U Partitu di a Nazione souhaite pérenniser ce symbole économique et culturel de la ruralité. Face aux enjeux d’une nouvelle DSP, le PNC appelle à «soutenir la seule option qui vaille, celle d’un outil à développer au cœur de la Castagniccia.»
Des vertus reconnues depuis l’Antiquité et une réussite industrielle
Ce qui est évident c’est que l’eau d’Orezza fait partie du patrimoine historique de l’Ile de Beauté. Dès l’Antiquité, les Romains célébraient les vertus thérapeutiques de ce doux breuvage à haute teneur en fer. Selon certaines légendes, elle redonnerait vitalité aux anémiés, préviendrait les « paresses gastro intestinales » et viendrait à bout, ou presque, du paludisme. Au XVIIIe siècle, Pasquale Paoli, le Général de la nation corse, ne manquait jamais de s’arrêter au moins une fois par an à Orezza pour boire quelques gorgées de cette eau « délicatement pétillante ».

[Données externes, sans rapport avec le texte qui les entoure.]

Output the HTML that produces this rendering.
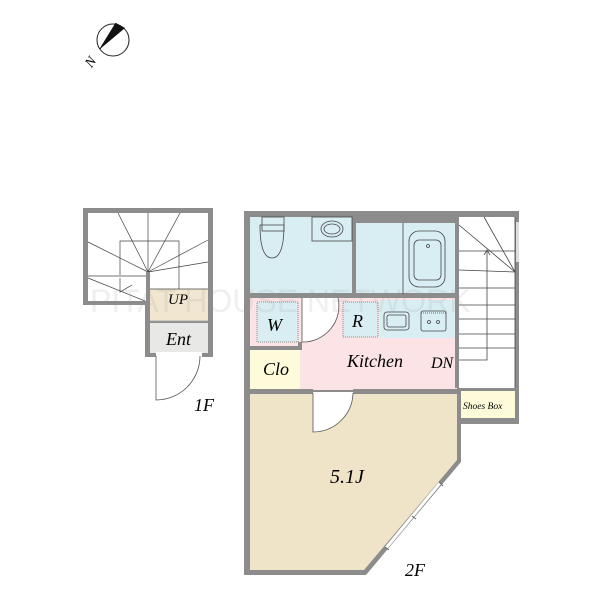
<!DOCTYPE html>
<html><head><style>body{margin:0;background:#fff}svg{display:block}text{font-family:"Liberation Serif",serif;font-style:italic}</style></head>
<body>
<svg width="600" height="600" viewBox="0 0 600 600">
<!-- compass -->
<circle cx="113" cy="40" r="16" fill="#fff" stroke="#222" stroke-width="1"/>
<polygon points="116,23 125,28 100,49" fill="#111"/>
<line x1="100" y1="49" x2="116" y2="23" stroke="#111"/>
<text x="84" y="66" font-size="14" font-style="normal" transform="rotate(-55 90 60)">N</text>

<!-- 1F -->
<rect x="83" y="208" width="130" height="97" fill="#8c8c8c"/>
<rect x="145" y="300" width="68" height="57" fill="#8c8c8c"/>
<rect x="88" y="213" width="120" height="88" fill="#fff"/>
<rect x="150" y="289" width="58" height="32" fill="#f1e6cf"/>
<rect x="150" y="323" width="58" height="30" fill="#e8e8e6"/>
<line x1="150" y1="321" x2="208" y2="321" stroke="#aaa"/>
<g stroke="#444" stroke-width="0.7" fill="none">
<line x1="118" y1="213" x2="148" y2="272"/><line x1="148" y1="213" x2="148" y2="272"/>
<line x1="180" y1="213" x2="148" y2="272"/><line x1="88" y1="242" x2="148" y2="272"/>
<line x1="208" y1="240" x2="148" y2="272"/><line x1="208" y1="262" x2="148" y2="272"/>
<line x1="88" y1="276" x2="148" y2="276"/><line x1="150" y1="289" x2="208" y2="289"/>
<line x1="88" y1="278" x2="145" y2="301"/>
<polyline points="120,278 120,292 132,285"/>
<polyline points="120,275 120,241 179,241 179,289"/>
</g>
<rect x="146" y="272" width="4" height="30" fill="#8c8c8c"/>
<rect x="156" y="352" width="46" height="6" fill="#fff"/>
<path d="M156 356 V400 A 44 44 0 0 0 200 356" fill="none" stroke="#555" stroke-width="0.8"/>
<text x="168" y="304" font-size="15">UP</text>
<text x="166" y="345" font-size="18">Ent</text>
<text x="194" y="411" font-size="18">1F</text>

<!-- 2F walls -->
<polygon points="244,211 519,211 519,424 461,424 461,462 366,575 244,575" fill="#8c8c8c"/>
<polygon points="250,393 457,393 457,460 364,570 250,570" fill="#efe3c8"/>
<rect x="250" y="217" width="103" height="76" fill="#d9eef3"/>
<rect x="356" y="223" width="100" height="71" fill="#d9eef3"/>
<rect x="250" y="298" width="207" height="92" fill="#fbe3e6"/>
<rect x="457" y="217" width="58" height="171" fill="#fff"/>
<rect x="461" y="390" width="54" height="28" fill="#fdfbd9"/>
<rect x="380" y="300" width="76" height="38" fill="#d9eef3"/>
<rect x="257" y="302" width="41" height="40" fill="#d9eef3" stroke="#888" stroke-dasharray="1,1"/>
<rect x="343" y="302" width="35" height="35" fill="#d9eef3" stroke="#888" stroke-dasharray="1,1"/>
<rect x="250" y="346" width="52" height="4" fill="#8c8c8c"/>
<rect x="250" y="350" width="50" height="40" fill="#fdfbd9"/>
<rect x="298" y="342" width="4" height="8" fill="#8c8c8c"/>
<rect x="250" y="389" width="63" height="5" fill="#8c8c8c"/>
<rect x="353" y="389" width="104" height="5" fill="#8c8c8c"/>
<rect x="313" y="392" width="40" height="4" fill="#fff"/>
<path d="M313 393 V432 A 40 40 0 0 0 353 393" fill="#fff" stroke="#555" stroke-width="0.8"/>
<!-- interior walls -->
<rect x="250" y="293" width="52" height="5" fill="#8c8c8c"/>
<rect x="338" y="293" width="119" height="5" fill="#8c8c8c"/>
<rect x="352" y="211" width="4" height="82" fill="#8c8c8c"/>
<rect x="356" y="211" width="101" height="12" fill="#8c8c8c"/>
<rect x="455" y="217" width="4" height="171" fill="#8c8c8c"/>
<rect x="457" y="388" width="62" height="3" fill="#8c8c8c"/>
<path d="M302 298 V342 A 36 36 0 0 0 338 298" fill="#fff" stroke="#555" stroke-width="0.8"/>
<!-- fixtures -->
<g stroke="#444" stroke-width="0.8" fill="none">
<rect x="312" y="217" width="40" height="24" fill="#d9eef3"/>
<ellipse cx="332" cy="229" rx="11" ry="8"/><ellipse cx="332" cy="229" rx="8" ry="5"/>
<rect x="262" y="217" width="22" height="14"/>
<path d="M260 225 Q260 258 272 258 Q284 258 284 225 Z"/>
<line x1="403" y1="223" x2="403" y2="294"/>
<rect x="409" y="231" width="36" height="56" rx="10"/><rect x="414" y="240" width="27" height="40" rx="5"/>
<circle cx="428" cy="246" r="1.5"/>
<rect x="384" y="312" width="25" height="18" rx="3"/><rect x="387" y="315" width="19" height="12" rx="2"/>
<rect x="421" y="311" width="25" height="20" rx="2"/>
<circle cx="429" cy="322" r="1.5"/><circle cx="438" cy="322" r="1.5"/>
<line x1="421" y1="313" x2="446" y2="313" stroke-dasharray="1,1"/>
<!-- stairs -->
<line x1="459" y1="251" x2="515" y2="251"/><line x1="459" y1="288" x2="515" y2="288"/>
<line x1="459" y1="305" x2="515" y2="305"/><line x1="459" y1="319" x2="515" y2="319"/>
<line x1="459" y1="334" x2="515" y2="334"/><line x1="459" y1="348" x2="515" y2="348"/>
<line x1="459" y1="225" x2="515" y2="272"/><line x1="484" y1="217" x2="515" y2="272"/>
<line x1="459" y1="270" x2="515" y2="272"/>
<polyline points="459,360 487,360 487,250"/>
<polyline points="484,255 487,250 490,255"/>
<line x1="515" y1="217" x2="515" y2="388"/>
</g>
<rect x="516" y="222" width="3" height="40" fill="#ddd"/>
<!-- window diag -->
<line x1="440" y1="483" x2="386" y2="548" stroke="#fff" stroke-width="3"/>
<line x1="412" y1="516" x2="416" y2="519" stroke="#666" stroke-width="1"/>
<line x1="439" y1="482" x2="443" y2="486" stroke="#666" stroke-width="1"/>
<line x1="385" y1="547" x2="389" y2="550" stroke="#666" stroke-width="1"/>
<text x="330" y="483" font-size="20">5.1J</text>
<text x="347" y="367" font-size="18">Kitchen</text>
<text x="431" y="368" font-size="16">DN</text>
<text x="263" y="375" font-size="18">Clo</text>
<text x="267" y="331" font-size="18">W</text>
<text x="352" y="327" font-size="18">R</text>
<text x="463" y="409" font-size="9.5">Shoes Box</text>
<text x="405" y="576" font-size="18">2F</text>
<text x="90" y="312" font-size="32" style="font-style:normal;font-family:'Liberation Sans',sans-serif" fill="#999" opacity="0.15">PITAT HOUSE NETWORK</text>
</svg>
</body></html>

Un peu plus tard, au XIXe, ce sont les curistes du monde entier qui sirotaient à la source pour soigner fièvres, troubles nerveux, hépatiques ou rénaux. Napoléon III a notamment déclaré cette eau d’intérêt public. Au fil des décennies la station Orezza est lentement passée de mode et inlassablement les bâtiments sont tombés en ruine. C’est donc en 1999 que le Conseil-général de la Haute Corse, propriétaire à cette époque, a donné la concession de service public à Pierre-Marie Vitani, maire de Tarrano. Il a dirigé cette société avec François-Xavier Mora, patron de Marne et Champagne. Très rapidement la stratégie industrielle engagée a été une réussite avec un chiffre d’affaire annuel qui s’élève encore à 9,3 M€.
Une entreprise bénéficiaire qui risque de fermer
Ce qui est le plus étonnant, c’est que si aujourd’hui les Eaux d’Orezza sont en difficulté, ce n’est pas forcément pour des questions de rentabilité. Surtout pas d’ailleurs ! Face à la situation pour le moins trouble et le licenciement, il y a peu, du directeur Jean-Louis Rossi, les discussions se sont également tendues entre salariés et patrons. Un prétexte, diront certains, pour les employés de manifester leur mécontentement de ne pas maîtriser leur avenir au sein d’une entreprise qui a tout pour se porter au mieux et se développer. Un véritable paradoxe.